Katherine Anne Porter (1890-1980)
The history of
American labor relations is rife with economic brutality, police malfeasance, judicial
criminality, frameups and railroading.
But the history of radical protest is no less rife with manipulation,
bad faith, and useful idiocy. Porter was
entirely aware of the cynical Communist efforts to highjack her own protest
group back in the Twenties. I myself am
old enough to have seen thousands marching to proclaim the innocence of Julius
Rosenberg, and I was provoked into writing a whole book by five hundred
academic intellectuals gathered to deny the mendacity of Alger Hiss and heap
calumny upon Whittaker Chambers. Even
though some of our historians are as dogmatic as the theologians of old, the
standard of history cannot be the standard of Anglo-American jurisprudence:
certainty beyond reasonable doubt. Ms.
Porter could not bring herself to believe, as I have come to believe, that
Nicola Sacco was a murderer, that indeed his political doctrine made no
accommodation for the “bourgeois” legal procedures in which he became
enmeshed. But that does not change the
fact that the Sacco-Vanzetti trial was indeed a “never-ending wrong.” The eventual, and for far too many the grudging
rehabilitation of Alfred Dreyfus could not recompense his sufferings on Devil’s
Island.
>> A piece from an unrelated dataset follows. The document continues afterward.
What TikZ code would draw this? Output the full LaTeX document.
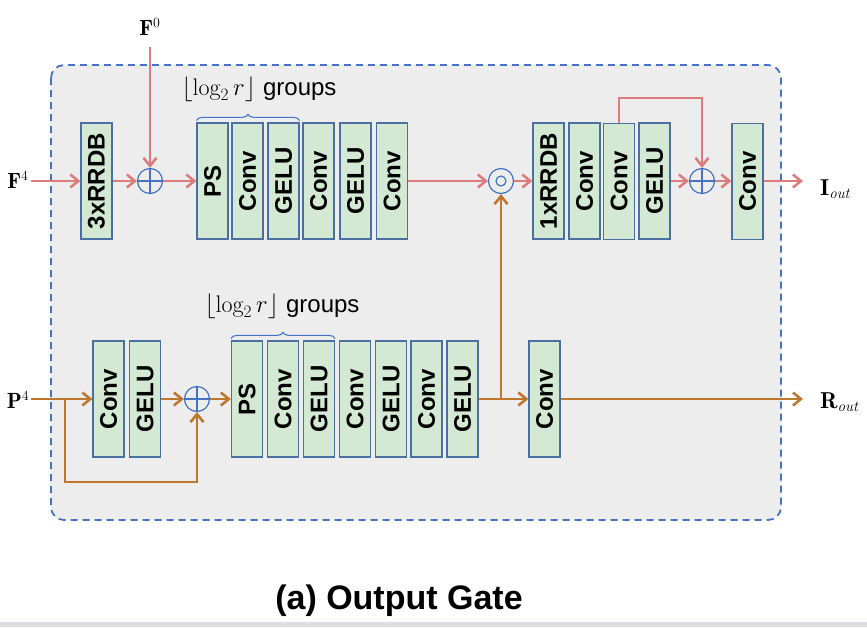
\documentclass[tikz,border=0pt]{standalone}
\usepackage{fontspec}
\setsansfont{Liberation Sans}
\usetikzlibrary{arrows.meta,decorations.pathreplacing,calc}
\definecolor{redc}{HTML}{DC7C7C}
\definecolor{orc}{HTML}{BD772F}
\definecolor{bluec}{HTML}{4472C4}
\definecolor{boxb}{HTML}{4A6FA0}
\definecolor{boxf}{HTML}{D3E9D3}
\definecolor{bgc}{HTML}{EDEDED}
\definecolor{barc}{HTML}{DCDCE2}
\newcommand{\supsz}[1]{\mbox{\fontsize{14}{14}\selectfont #1}}
\newcommand{\subsz}[1]{\mbox{\fontsize{15}{15}\selectfont\itshape #1}}
\begin{document}
\begin{tikzpicture}[x=1pt,y=-1pt,
  blk/.style={draw=boxb, fill=boxf, line width=1.2pt, minimum width=31pt, minimum height=116pt, inner sep=0pt, font=\sffamily\bfseries\fontsize{24}{24}\selectfont},
  circ/.style={circle, draw=bluec, line width=1.2pt, minimum size=25pt, inner sep=0pt, fill=bgc},
  tip/.style={-{Straight Barb[length=8pt,width=13pt]}},
  rline/.style={draw=redc, line width=2.6pt},
  oline/.style={draw=orc, line width=2.6pt},
  lab/.style={font=\fontsize{22}{22}\selectfont, inner sep=2pt},
  olab/.style={font=\fontsize{23}{23}\selectfont, inner sep=2pt},
  grp/.style={font=\fontsize{24}{24}\selectfont, inner sep=0pt},
  brc/.style={draw=bluec, line width=1.1pt, decorate, decoration={brace, amplitude=6pt}},
]
\useasboundingbox (0,0) rectangle (867,627);
\fill[barc] (0,622) rectangle (867,627);
\draw[bluec, fill=bgc, line width=1.8pt, dash pattern=on 7pt off 5pt, rounded corners=13pt] (51,65) rectangle (781,520);

% top row
\node[blk] (rr3) at (96.5,181) {\rotatebox{90}{3xRRDB}};
\node[circ] (plus1) at (150,181) {};
\node[blk] (ps1) at (212.5,181) {\rotatebox{90}{PS}};
\node[blk] (c1) at (247.5,181) {\rotatebox{90}{Conv}};
\node[blk] (g1) at (283.5,181) {\rotatebox{90}{GELU}};
\node[blk] (c2) at (318.5,181) {\rotatebox{90}{Conv}};
\node[blk] (g2) at (355.5,181) {\rotatebox{90}{GELU}};
\node[blk] (c3) at (392,181) {\rotatebox{90}{Conv}};
\node[circ] (odot) at (501,181) {};
\node[blk] (rr1) at (548.5,181) {\rotatebox{90}{1xRRDB}};
\node[blk] (c4) at (584.5,181) {\rotatebox{90}{Conv}};
\node[blk] (c5) at (619,181.5) {\rotatebox{90}{Conv}};
\node[blk] (g3) at (654.5,181) {\rotatebox{90}{GELU}};
\node[circ] (plus2) at (702,181) {};
\node[blk] (c6) at (747.5,181.5) {\rotatebox{90}{Conv}};

% bottom row
\node[blk] (bc1) at (108.5,399) {\rotatebox{90}{Conv}};
\node[blk] (bg1) at (145,399) {\rotatebox{90}{GELU}};
\node[circ] (plus3) at (197,399) {};
\node[blk] (bp) at (247,399) {\rotatebox{90}{PS}};
\node[blk] (bc2) at (283,399) {\rotatebox{90}{Conv}};
\node[blk] (bg2) at (319,399) {\rotatebox{90}{GELU}};
\node[blk] (bc3) at (355,399) {\rotatebox{90}{Conv}};
\node[blk] (bg3) at (391,399) {\rotatebox{90}{GELU}};
\node[blk] (bc4) at (426.5,399) {\rotatebox{90}{Conv}};
\node[blk] (bg4) at (462.5,399) {\rotatebox{90}{GELU}};
\node[blk] (bc5) at (544.5,399) {\rotatebox{90}{Conv}};

% circle symbols
\foreach \p in {plus1,plus2,plus3}{
  \draw[bluec, line width=1.2pt] (\p.north) -- (\p.south) (\p.west) -- (\p.east);
}
\draw[bluec, line width=1.2pt] (odot) circle (5pt);

% labels
\node[lab, anchor=base] (F4) at (18,188) {$\mathbf{F}^{\supsz{4}}$};
\node[lab, anchor=base] (F0) at (150,35) {$\mathbf{F}^{\supsz{0}}$};
\node[lab, anchor=base] (P4) at (18,408) {$\mathbf{P}^{\supsz{4}}$};
\node[olab, anchor=base west] (Iout) at (818,195) {$\mathbf{I}_{\subsz{out}}$};
\node[olab, anchor=base west] (Rout) at (818,408) {$\mathbf{R}_{\subsz{out}}$};
\node[grp, anchor=base] (gtop) at (259,95) {$\lfloor\log_2 r\rfloor$ \sffamily groups};
\node[grp, anchor=base] (gbot) at (282,312) {$\lfloor\log_2 r\rfloor$ \sffamily groups};
\node[font=\sffamily\bfseries\fontsize{34}{34}\selectfont, anchor=base, inner sep=0pt] (title) at (399,609) {(a) Output Gate};

% braces
\draw[brc] ([yshift=2pt]ps1.north west) -- ([yshift=2pt]g1.north east);
\draw[brc] ([yshift=2pt]bp.north west) -- ([yshift=2pt]bg2.north east);

% top connectors
\draw[rline,tip] (F4.east |- rr3.west) -- (rr3.west);
\draw[rline,tip] (rr3) -- (plus1);
\draw[rline,tip,shorten <=10pt] (F0.south -| plus1.north) -- (plus1.north);
\draw[rline,tip] (plus1) -- (ps1);
\draw[rline,tip] (c3) -- (odot);
\draw[rline,tip] (odot) -- (rr1);
\draw[rline,tip] (c5.north) -- ++(0,-25) -| (plus2.north);
\draw[rline,tip] (g3) -- (plus2);
\draw[rline,tip] (plus2) -- (c6.west |- plus2);
\draw[rline,tip,shorten >=15pt] (c6.east |- plus2) -- (Iout.west |- plus2);

% bottom connectors
\coordinate (br) at (65,399);
\coordinate (jn) at (501,399);
\draw[oline,tip] (P4.east |- bc1.west) -- (bc1.west);
\draw[oline,tip] (br) -- ++(0,83) -| (plus3.south);
\draw[oline,tip] (bg1) -- (plus3);
\draw[oline,tip] (plus3) -- (bp);
\draw[oline] (bg4.east) -- (jn);
\draw[oline,tip] (jn) -- (bc5.west);
\draw[oline,tip] (jn) -- (odot.south);
\draw[oline,tip,shorten >=15pt] (bc5.east) -- (Rout.west |- bc5.east);
\end{tikzpicture}
\end{document}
Esterhazy, the real spy, lived
out his days in undisturbed mendacity in England. The criminal conspirators in the Army (save
one who committed suicide) made no atonement.
But Dreyfus was alive and well and died in bed a septuagenarian. For Sacco and Vanzetti it was the hot seat
and the cold grave. There was not much
that a tardy resolution in the Commonwealth’s legislature could do about
that—or even a brilliant retelling of the “story” by Katherine Anne Porter.
*Library of America, vol. 186, pp. 830-866.